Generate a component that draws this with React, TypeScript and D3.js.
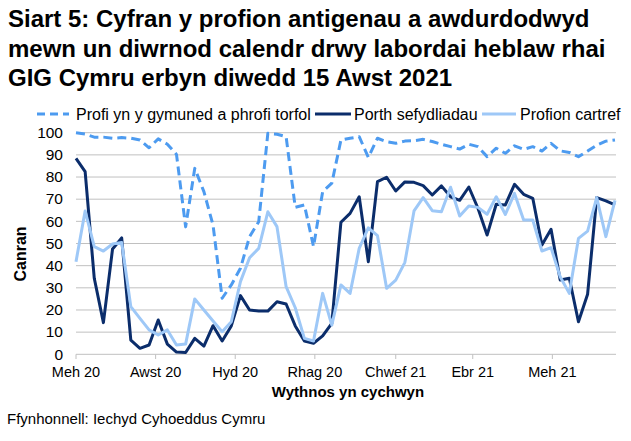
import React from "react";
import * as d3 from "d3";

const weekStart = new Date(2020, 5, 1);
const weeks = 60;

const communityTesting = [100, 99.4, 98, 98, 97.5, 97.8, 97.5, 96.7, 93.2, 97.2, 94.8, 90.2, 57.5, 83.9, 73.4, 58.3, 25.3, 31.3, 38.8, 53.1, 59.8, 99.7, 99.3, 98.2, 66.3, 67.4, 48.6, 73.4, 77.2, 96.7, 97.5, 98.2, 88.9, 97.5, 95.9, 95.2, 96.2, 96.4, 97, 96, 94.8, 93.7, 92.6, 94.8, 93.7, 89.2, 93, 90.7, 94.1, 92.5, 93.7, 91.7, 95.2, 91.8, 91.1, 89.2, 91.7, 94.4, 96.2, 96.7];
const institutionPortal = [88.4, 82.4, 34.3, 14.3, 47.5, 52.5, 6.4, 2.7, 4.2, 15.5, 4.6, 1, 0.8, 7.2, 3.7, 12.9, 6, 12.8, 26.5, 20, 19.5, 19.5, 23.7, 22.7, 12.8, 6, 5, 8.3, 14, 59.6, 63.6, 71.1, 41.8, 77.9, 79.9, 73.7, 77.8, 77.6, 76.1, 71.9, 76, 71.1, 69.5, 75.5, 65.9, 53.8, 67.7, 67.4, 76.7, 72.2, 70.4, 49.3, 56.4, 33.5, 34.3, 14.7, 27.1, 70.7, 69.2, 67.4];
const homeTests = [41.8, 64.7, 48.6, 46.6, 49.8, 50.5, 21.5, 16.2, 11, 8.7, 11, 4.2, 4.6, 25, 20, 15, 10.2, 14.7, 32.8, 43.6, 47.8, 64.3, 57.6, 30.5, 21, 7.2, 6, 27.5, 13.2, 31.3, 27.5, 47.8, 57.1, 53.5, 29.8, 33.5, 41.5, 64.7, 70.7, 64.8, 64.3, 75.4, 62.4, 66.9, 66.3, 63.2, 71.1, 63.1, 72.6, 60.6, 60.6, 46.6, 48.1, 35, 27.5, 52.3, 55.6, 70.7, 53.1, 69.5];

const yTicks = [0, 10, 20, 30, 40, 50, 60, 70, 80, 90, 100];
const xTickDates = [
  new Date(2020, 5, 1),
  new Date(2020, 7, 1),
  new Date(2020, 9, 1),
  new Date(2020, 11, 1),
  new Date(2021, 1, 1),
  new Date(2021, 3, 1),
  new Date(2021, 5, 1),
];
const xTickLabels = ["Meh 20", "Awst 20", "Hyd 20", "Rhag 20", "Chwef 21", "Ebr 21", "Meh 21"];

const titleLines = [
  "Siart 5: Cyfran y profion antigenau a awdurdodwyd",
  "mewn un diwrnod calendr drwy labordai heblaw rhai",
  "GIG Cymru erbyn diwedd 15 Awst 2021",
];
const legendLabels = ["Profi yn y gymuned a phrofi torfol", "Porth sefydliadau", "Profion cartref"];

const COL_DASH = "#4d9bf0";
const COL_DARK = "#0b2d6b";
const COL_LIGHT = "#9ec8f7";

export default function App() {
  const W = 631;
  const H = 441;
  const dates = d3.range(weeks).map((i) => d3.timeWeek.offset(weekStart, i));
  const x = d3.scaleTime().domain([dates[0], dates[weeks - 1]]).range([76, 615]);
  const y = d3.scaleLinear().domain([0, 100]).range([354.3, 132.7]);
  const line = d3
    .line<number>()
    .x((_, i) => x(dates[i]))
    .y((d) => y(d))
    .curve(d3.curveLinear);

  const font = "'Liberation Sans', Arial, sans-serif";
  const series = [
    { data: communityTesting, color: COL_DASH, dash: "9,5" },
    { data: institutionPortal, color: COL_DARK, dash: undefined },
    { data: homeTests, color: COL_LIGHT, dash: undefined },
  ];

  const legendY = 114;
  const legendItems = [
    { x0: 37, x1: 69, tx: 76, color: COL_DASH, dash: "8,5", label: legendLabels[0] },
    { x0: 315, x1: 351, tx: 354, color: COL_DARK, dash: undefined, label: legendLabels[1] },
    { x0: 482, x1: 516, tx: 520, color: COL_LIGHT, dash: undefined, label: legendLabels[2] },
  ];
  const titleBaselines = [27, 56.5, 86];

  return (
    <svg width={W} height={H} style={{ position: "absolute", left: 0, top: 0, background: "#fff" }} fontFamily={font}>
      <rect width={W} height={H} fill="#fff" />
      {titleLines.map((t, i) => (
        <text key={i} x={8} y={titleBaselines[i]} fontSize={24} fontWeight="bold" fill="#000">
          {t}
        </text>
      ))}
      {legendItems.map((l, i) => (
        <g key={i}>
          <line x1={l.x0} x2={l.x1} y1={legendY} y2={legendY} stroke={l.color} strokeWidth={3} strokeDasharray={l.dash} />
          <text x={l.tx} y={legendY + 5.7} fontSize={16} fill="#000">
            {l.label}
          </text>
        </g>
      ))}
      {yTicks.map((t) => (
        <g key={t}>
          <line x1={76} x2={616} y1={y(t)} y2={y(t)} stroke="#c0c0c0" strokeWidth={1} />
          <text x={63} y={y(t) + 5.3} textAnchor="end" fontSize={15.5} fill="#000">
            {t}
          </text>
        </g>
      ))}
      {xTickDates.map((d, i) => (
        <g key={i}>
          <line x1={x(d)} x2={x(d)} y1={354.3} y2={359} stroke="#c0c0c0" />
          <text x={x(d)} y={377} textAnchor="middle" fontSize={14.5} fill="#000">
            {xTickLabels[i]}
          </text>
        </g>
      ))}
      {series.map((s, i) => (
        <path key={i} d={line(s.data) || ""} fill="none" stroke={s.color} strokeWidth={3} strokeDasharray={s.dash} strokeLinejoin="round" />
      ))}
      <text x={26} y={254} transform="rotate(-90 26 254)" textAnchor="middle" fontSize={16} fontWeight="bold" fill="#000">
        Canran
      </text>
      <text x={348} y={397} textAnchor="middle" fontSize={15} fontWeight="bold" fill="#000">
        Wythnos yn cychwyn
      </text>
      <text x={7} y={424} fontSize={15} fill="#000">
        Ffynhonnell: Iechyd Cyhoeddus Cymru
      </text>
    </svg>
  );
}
...
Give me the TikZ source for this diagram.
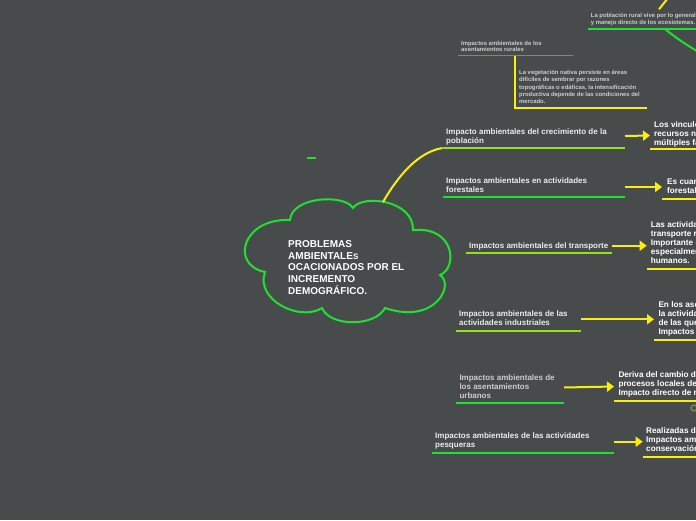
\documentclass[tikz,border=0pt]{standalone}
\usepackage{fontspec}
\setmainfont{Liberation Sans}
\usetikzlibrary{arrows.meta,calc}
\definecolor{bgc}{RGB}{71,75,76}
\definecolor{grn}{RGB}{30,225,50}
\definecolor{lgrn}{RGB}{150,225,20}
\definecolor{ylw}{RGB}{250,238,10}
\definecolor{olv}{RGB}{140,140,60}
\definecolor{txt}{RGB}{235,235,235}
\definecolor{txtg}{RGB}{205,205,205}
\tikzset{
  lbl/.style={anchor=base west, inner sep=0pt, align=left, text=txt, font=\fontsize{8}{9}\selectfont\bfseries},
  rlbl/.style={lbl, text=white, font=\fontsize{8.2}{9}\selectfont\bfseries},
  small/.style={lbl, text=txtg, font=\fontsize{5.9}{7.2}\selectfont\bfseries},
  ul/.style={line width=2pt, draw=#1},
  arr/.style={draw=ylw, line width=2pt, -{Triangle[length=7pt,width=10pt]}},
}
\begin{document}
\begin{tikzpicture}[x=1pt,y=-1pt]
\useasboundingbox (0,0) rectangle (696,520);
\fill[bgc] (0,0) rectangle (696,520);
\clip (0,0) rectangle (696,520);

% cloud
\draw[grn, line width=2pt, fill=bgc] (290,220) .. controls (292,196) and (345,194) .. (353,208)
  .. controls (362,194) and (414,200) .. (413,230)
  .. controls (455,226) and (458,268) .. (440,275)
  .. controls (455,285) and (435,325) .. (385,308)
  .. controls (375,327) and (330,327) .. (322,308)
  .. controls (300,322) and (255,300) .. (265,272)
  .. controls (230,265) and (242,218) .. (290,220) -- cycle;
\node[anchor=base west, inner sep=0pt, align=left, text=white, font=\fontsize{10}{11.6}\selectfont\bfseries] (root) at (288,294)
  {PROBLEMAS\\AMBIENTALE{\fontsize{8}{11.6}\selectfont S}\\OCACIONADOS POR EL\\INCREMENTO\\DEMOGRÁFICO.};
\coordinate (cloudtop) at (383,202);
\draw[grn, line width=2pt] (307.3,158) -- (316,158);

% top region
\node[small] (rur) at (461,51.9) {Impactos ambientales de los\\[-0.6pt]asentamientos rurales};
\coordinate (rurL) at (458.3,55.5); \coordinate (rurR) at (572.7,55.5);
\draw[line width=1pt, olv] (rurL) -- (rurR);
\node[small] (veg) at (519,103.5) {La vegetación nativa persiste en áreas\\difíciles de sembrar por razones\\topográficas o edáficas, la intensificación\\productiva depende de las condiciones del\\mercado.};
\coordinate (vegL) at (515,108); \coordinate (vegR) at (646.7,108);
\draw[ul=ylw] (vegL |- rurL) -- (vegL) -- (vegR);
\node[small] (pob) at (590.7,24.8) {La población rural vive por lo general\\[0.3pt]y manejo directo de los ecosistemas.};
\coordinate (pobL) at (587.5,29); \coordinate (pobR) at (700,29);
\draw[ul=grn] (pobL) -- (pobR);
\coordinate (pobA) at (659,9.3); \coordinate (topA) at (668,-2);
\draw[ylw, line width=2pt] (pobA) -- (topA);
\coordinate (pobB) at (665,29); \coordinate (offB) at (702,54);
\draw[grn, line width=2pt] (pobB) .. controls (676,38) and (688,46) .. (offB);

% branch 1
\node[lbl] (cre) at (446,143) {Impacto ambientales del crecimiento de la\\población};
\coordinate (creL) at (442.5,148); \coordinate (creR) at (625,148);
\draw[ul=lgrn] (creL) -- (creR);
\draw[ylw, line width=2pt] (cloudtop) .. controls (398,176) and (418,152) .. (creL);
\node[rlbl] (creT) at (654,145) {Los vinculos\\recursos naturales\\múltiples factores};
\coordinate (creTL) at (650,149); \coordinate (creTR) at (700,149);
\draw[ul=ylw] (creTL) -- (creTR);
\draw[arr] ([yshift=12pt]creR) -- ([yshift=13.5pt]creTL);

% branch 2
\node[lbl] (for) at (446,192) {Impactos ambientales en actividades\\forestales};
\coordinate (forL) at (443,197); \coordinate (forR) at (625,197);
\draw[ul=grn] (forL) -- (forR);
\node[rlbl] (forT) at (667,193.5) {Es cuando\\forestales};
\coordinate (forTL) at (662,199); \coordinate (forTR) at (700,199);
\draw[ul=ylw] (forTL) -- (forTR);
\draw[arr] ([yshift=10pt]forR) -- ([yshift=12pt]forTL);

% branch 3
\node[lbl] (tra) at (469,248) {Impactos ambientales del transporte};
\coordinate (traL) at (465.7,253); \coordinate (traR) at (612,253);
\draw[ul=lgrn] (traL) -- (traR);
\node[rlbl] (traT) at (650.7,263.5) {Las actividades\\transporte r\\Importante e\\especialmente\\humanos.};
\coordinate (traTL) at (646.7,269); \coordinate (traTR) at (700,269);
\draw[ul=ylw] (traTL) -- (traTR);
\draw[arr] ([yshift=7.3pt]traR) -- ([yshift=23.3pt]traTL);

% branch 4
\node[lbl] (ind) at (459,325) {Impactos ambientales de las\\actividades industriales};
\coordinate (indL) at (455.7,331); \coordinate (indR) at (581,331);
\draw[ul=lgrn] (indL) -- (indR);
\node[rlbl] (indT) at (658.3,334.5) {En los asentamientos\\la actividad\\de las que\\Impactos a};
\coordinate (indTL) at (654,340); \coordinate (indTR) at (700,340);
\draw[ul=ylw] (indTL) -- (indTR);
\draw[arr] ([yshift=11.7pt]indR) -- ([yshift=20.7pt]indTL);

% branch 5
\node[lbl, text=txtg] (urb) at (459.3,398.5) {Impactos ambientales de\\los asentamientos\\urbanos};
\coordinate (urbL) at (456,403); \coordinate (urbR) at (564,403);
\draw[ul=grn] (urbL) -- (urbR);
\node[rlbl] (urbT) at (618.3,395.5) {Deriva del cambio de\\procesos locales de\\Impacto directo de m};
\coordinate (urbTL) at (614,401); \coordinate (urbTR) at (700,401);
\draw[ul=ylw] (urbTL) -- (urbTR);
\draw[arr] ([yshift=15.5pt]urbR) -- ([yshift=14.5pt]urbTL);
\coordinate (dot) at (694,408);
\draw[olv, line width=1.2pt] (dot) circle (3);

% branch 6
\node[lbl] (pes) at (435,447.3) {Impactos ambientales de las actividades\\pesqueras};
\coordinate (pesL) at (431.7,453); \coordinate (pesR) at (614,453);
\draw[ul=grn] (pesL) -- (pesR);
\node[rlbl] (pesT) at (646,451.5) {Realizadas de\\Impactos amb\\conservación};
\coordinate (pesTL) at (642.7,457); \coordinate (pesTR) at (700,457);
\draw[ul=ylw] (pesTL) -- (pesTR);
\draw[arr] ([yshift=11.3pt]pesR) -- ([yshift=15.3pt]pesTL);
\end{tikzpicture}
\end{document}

— Exercise brief —
From the listing above, restate verbatim the lines running from the one with "Generate a component" through the one with "70.7, 53.1, 69.5];", inclusive, but not the pictures.

— Finished exercise —
Generate a component that draws this with React, TypeScript and D3.js.
import React from "react";
import * as d3 from "d3";

const weekStart = new Date(2020, 5, 1);
const weeks = 60;

const communityTesting = [100, 99.4, 98, 98, 97.5, 97.8, 97.5, 96.7, 93.2, 97.2, 94.8, 90.2, 57.5, 83.9, 73.4, 58.3, 25.3, 31.3, 38.8, 53.1, 59.8, 99.7, 99.3, 98.2, 66.3, 67.4, 48.6, 73.4, 77.2, 96.7, 97.5, 98.2, 88.9, 97.5, 95.9, 95.2, 96.2, 96.4, 97, 96, 94.8, 93.7, 92.6, 94.8, 93.7, 89.2, 93, 90.7, 94.1, 92.5, 93.7, 91.7, 95.2, 91.8, 91.1, 89.2, 91.7, 94.4, 96.2, 96.7];
const institutionPortal = [88.4, 82.4, 34.3, 14.3, 47.5, 52.5, 6.4, 2.7, 4.2, 15.5, 4.6, 1, 0.8, 7.2, 3.7, 12.9, 6, 12.8, 26.5, 20, 19.5, 19.5, 23.7, 22.7, 12.8, 6, 5, 8.3, 14, 59.6, 63.6, 71.1, 41.8, 77.9, 79.9, 73.7, 77.8, 77.6, 76.1, 71.9, 76, 71.1, 69.5, 75.5, 65.9, 53.8, 67.7, 67.4, 76.7, 72.2, 70.4, 49.3, 56.4, 33.5, 34.3, 14.7, 27.1, 70.7, 69.2, 67.4];
const homeTests = [41.8, 64.7, 48.6, 46.6, 49.8, 50.5, 21.5, 16.2, 11, 8.7, 11, 4.2, 4.6, 25, 20, 15, 10.2, 14.7, 32.8, 43.6, 47.8, 64.3, 57.6, 30.5, 21, 7.2, 6, 27.5, 13.2, 31.3, 27.5, 47.8, 57.1, 53.5, 29.8, 33.5, 41.5, 64.7, 70.7, 64.8, 64.3, 75.4, 62.4, 66.9, 66.3, 63.2, 71.1, 63.1, 72.6, 60.6, 60.6, 46.6, 48.1, 35, 27.5, 52.3, 55.6, 70.7, 53.1, 69.5];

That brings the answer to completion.